Anyway, coming back to the journey, this female gets up and starts to fight with the conductor. She says that she is a single girl. Girl! Girl! Girl! Girl! (The word resonated multiple times around the bus – think of it like the Ekta Kapoor’s serial where a sexy looking female announces that she’s going to become the ma of a guy who’s strayed from the path of fidelity).. Well, after the initial resonation of her claim to be a girl (My God, I can’t believe she said that – if she were a girl then, Lalita Pawar would be a teen!) had died down, the conductor went to her place. With a mouth full of paan he asked, “En re? Enu problem?” (What madam? What’s the problem?). The girl(??) with a melodious voice that could shatter diamond exclaimed that she was a single, unmarried woman and it was not appropriate for her to sit with some unidentified male beside her during a night journey. “Oh yeah, she’s right,” I thought. “After all, what sort of a demented man would want to spend a night beside such a shrew?”
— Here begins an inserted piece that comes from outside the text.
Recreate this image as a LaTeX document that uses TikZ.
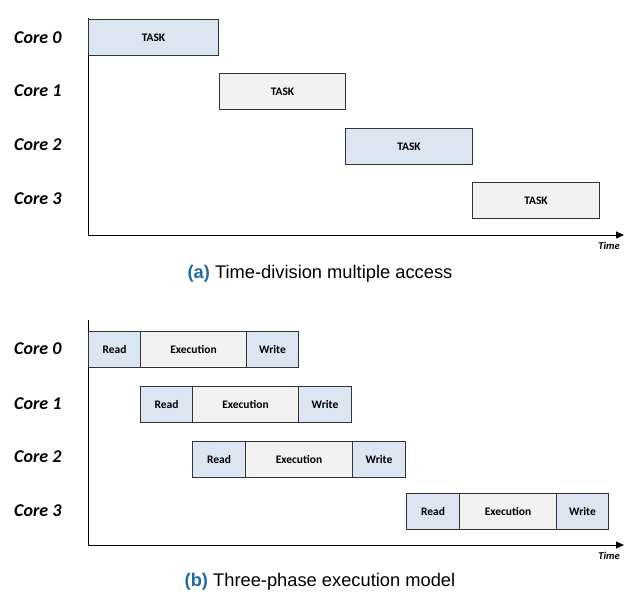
\documentclass[tikz,border=0pt]{standalone}
\usepackage{fontspec}
\setmainfont{Carlito}
\newfontfamily\capfont{Liberation Sans}
\usetikzlibrary{arrows.meta}
\definecolor{boxblue}{HTML}{DCE6F2}
\definecolor{boxgray}{HTML}{F2F2F2}
\definecolor{capblue}{HTML}{1F6BA5}
\definecolor{edge}{HTML}{333333}
\begin{document}
\begin{tikzpicture}[x=1pt,y=-1pt,
  phase/.style={draw=edge,line width=1pt,minimum height=36pt,inner sep=0pt,anchor=north west,font=\fontsize{11.5}{13}\selectfont\bfseries},
  bluebox/.style={phase,fill=boxblue},
  graybox/.style={phase,fill=boxgray},
  corelbl/.style={font=\fontsize{18}{20}\selectfont\bfseries\itshape,anchor=west,inner sep=0pt},
  timelbl/.style={font=\fontsize{10.5}{12}\selectfont\bfseries\itshape},
  axis/.style={line width=1pt,draw=black},
  captext/.style={font=\capfont\fontsize{18.3}{21}\selectfont}]
\useasboundingbox (0,0) rectangle (632,600);
% ---------- panel a ----------
\coordinate (a0) at (88,18);
\coordinate (ao) at (88,235);
\coordinate (ax) at (624,235);
\draw[axis] (a0) -- (ao);
\draw[axis,-{Triangle[length=8pt,width=7pt]}] (ao) -- (ax);
\node[timelbl] (at) at (609,246) {Time};
\node[corelbl] (ac0) at (14,38) {Core 0};
\node[corelbl] (ac1) at (14,91) {Core 1};
\node[corelbl] (ac2) at (14,145) {Core 2};
\node[corelbl] (ac3) at (14,199) {Core 3};
\node[bluebox,minimum width=130pt] (t0) at (88,19) {TASK};
\node[graybox,minimum width=126pt] (t1) at (219,73) {TASK};
\node[bluebox,minimum width=127pt] (t2) at (345,128) {TASK};
\node[graybox,minimum width=127pt] (t3) at (472,182) {TASK};
\node[captext] (capa) at (320,274) {{\color{capblue}\bfseries(a)} Time-division multiple access};
% ---------- panel b ----------
\coordinate (b0) at (88,320);
\coordinate (bo) at (88,545);
\coordinate (bx) at (624,545);
\draw[axis] (b0) -- (bo);
\draw[axis,-{Triangle[length=8pt,width=7pt]}] (bo) -- (bx);
\node[timelbl] (bt) at (609,556) {Time};
\node[corelbl] (bc0) at (14,349) {Core 0};
\node[corelbl] (bc1) at (14,404) {Core 1};
\node[corelbl] (bc2) at (14,457) {Core 2};
\node[corelbl] (bc3) at (14,511) {Core 3};
% row 0
\node[bluebox,minimum width=52pt] (r0) at (88,331) {Read};
\node[graybox,minimum width=106pt] (e0) at (140,331) {Execution};
\node[bluebox,minimum width=52pt] (w0) at (246,331) {Write};
% row 1
\node[bluebox,minimum width=52pt] (r1) at (140,386) {Read};
\node[graybox,minimum width=106pt] (e1) at (192,386) {Execution};
\node[bluebox,minimum width=53pt] (w1) at (298,386) {Write};
% row 2
\node[bluebox,minimum width=53pt] (r2) at (192,441) {Read};
\node[graybox,minimum width=107pt] (e2) at (245,441) {Execution};
\node[bluebox,minimum width=53pt] (w2) at (352,441) {Write};
% row 3
\node[bluebox,minimum width=53pt] (r3) at (406,493) {Read};
\node[graybox,minimum width=97pt] (e3) at (459,493) {Execution};
\node[bluebox,minimum width=52pt] (w3) at (556,493) {Write};
\node[captext] (capb) at (320,582) {{\color{capblue}\bfseries(b)} Three-phase execution model};
\end{tikzpicture}
\end{document}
Well, her question stumped the conductor. I am not sure what shocked him more. Whether it was the girl (huh?) who complained, instead of the guy or if her sudden inappropriateness – after all, she looked like a woman who could fend off the entire battalion of male soldiers, if need be. After a minute’s silence (probably in homage of all the guys who had been slain by her attitude and words, and a moment of silent prayer to get some kind of other-wordly strength), the conductor asked her what he could do. Hmm.. this guys was intelligent. If you can’t think, don’t. Let the problem creator be the problem solver. Good management funda.

So, the amazon-girl replied that she’d like to have a female sitting beside her for the journey or the seat should be left vacant – rather more like, half the remaining seat beside her should either be unoccupied or should be filled up by a timid lady, who was perching on the edge of the seat so that she could get up and run at the first sign of any volcanic activity beside her.

Well, the conductor was now in a big quandary. There were only two other females in the bus – one a mother of a 6-7 year old and the other one looked like a newly married girl, who was cuddling and molly-coddling with her new hubby. He was now in a dharma-sankat – whether to separate a newly-wedded couple or to drag a mother from her son. The conductor approached both the women and both refused. The newly married wanted to be beside her hubby. The mother wanted to be beside her son. So, he went back and reported to the amazon-lady that she had no other choice but to maintain status-quo as there were no other seats free.

The amazon was now in her flow. “How dare you make me sleep beside this guy?” she rhetorically asked. The guy had shrunk to a state of a miserable vermin that was about to be trapped and beaten! The conductor was growing deperate too. He went out and spit the paan. I am sure it was quite symbolic. But, this did not help him resolve the problem. The lady was still on her feet and refusing to let the bus move. Just when he was about to give up, our hero beside the amazon-lady, in a sudden sense of intelligence went to the mother of the kid and pleaded with her. Ostensibly, he’d probably have said that the choice was between reaching Hyderabad or not reaching Hyderabad at all. Anyway, there was a short interchange and finally, the mother left her son and exchanged her seat. The guy seemed to be so relieved that he treated the kid as his own son – he left the kid sleep side-ways. The kid, apparently, a football player in the making spared no efforts to try out free-kicks in his dreams. Despite this, our hero spent a happy time, and stared out at the vacant earth on the dark night. He had a small smile on his face. I am sure, it would have been the most heroic thing he could have done. After all, he’d saved our damsel (as it were) in distress.

As to our amazon, she thundered and rumbled at the ineptitude of the bus system and finally sat down. The bus started to move and the sill Govinda-Khadar Kahn movie resumed. Every body tried to watch it with keen interest as they were worried that any surreptitious glance at our damsel would be misconstrued as an act of filrtation and she’d send the disgraceful male to a state of perdition and probably make him sit in the luggage compartment.

And so, the journey contined….

Well, this was just one of the best instance of a passenger coming with a devil may care attitude. There are many others that I’ve probably written elsewhere. But, the movie sort of rekindled my thoughts over these past episodes. I am sure that it is not the end of it. Every time I go on a long journey, I end up having some such experience. Not sure if it is just me or if everyone of you too face similar issues… Maybe, God likes my blogs and wants me to experience it all and blog about it! :)

2 comments:

Ashish said...

ROFL :O Amazing!! Wonderfully written!
But why do I feel that I know this story... was I also there with you?

Akshay said...

Thanks!

Yup.. I guess I'd told this story to you when we were in Hyderabad.. but, I just kept on remembering this event while watching the movie - so wrote about it!